The prime minister did not specify by how much the limits on advertising on public television would be reduced or when the new limits will come into effect.
Spain's two public television stations, TVE1 and lower-rated TVE2, are currently allowed a maximum of 10 minutes of adverts per hour. The limit will be reduced to nine minutes in 2009.
Unlike in many other European nations such as Britain and France, in Spain there is no television licence fee.
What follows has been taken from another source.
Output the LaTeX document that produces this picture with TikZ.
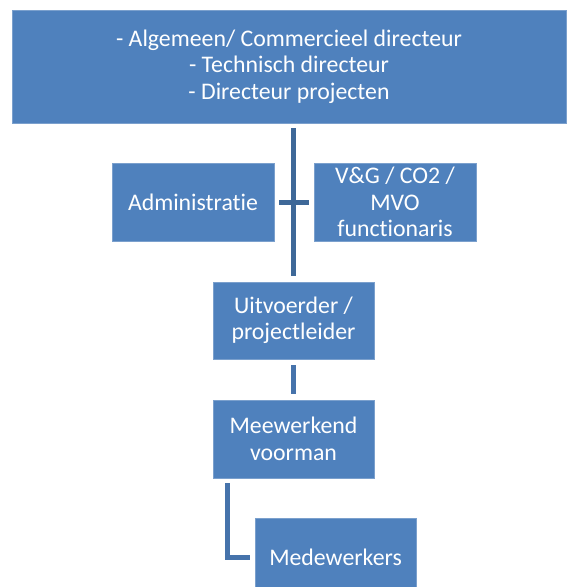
\documentclass[tikz,border=0pt]{standalone}
\usepackage{fontspec}
\setmainfont{Carlito}[RawFeature=-liga]
\usepackage{xcolor}
\usetikzlibrary{positioning}

\definecolor{boxblue}{HTML}{4F81BD}
\definecolor{trunkblue}{HTML}{3E6898}
\definecolor{linkblue}{HTML}{4673AB}

\begin{document}
\begin{tikzpicture}[x=1pt, y=1pt,
                        box/.style={fill=boxblue, draw=boxblue!75!white, line width=0.5pt,
                        text=white, align=center, inner sep=0pt,
                        font=\fontsize{23.8}{26.5}\selectfont},
                        trunk/.style={draw=trunkblue, line width=5pt},
                        link/.style={draw=linkblue, line width=5pt}]
                        \useasboundingbox (0,0) rectangle (566,-587);
                        % boxes
                        \node[box, minimum width=554pt, minimum height=113pt]
                        (board) at (289,-66.5)
                        {- Algemeen/ Commercieel directeur\\ - Technisch directeur\\ - Directeur projecten};
                        \node[box, minimum width=162pt, minimum height=78pt]
                        (admin) at (193,-202) {Administratie};
                        \node[box, minimum width=162pt, minimum height=78pt]
                        (vgco) at (395,-202) {V\&G / CO2 /\\ MVO\\ functionaris};
                        \node[box, minimum width=161pt, minimum height=77pt]
                        (uitv) at (293.5,-320.5) {Uitvoerder /\\ projectleider};
                        \node[box, minimum width=161pt, minimum height=78pt]
                        (meew) at (293.5,-439) {Meewerkend\\ voorman};
                        \node[box, minimum width=161pt, minimum height=78pt]
                        (medew) at (335.5,-557) {Medewerkers};
                        % connectors
                        \draw[trunk, shorten <=5pt, shorten >=6pt]
                        (board.south -| uitv.north) -- (uitv.north);
                        \draw[trunk, shorten <=5pt, shorten >=5pt]
                        (admin.east) -- (vgco.west);
                        \draw[link, shorten <=6pt, shorten >=6pt]
                        (uitv.south) -- (meew.north);
                        \coordinate (bend) at ([xshift=15pt]meew.south west |- medew.west);
                        \draw[link, shorten <=5pt, shorten >=5pt]
                        ([xshift=15pt]meew.south west) -- (bend) -- (medew.west);
                    \end{tikzpicture}
\end{document}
Public television channels are instead financed by a mixture of advertising revenues and direct state aid.
In January Spanish Association of Advertisers urged the government to limit the number of commercials which TV stations can air because it said "saturation advertising" was hurting the effectiveness of their messages.
It asked the government to enforce a European Union-wide limit of 12 minutes of adverts per hour, which is routinely violated by the country's private broadcasters.
Last year the European Commission, the executive arm of the EU, warned Spain that it faced court action for failing to comply with the advertising limits, which aim to prevent viewers from having their shows interrupted excessively and promote television quality across Europe.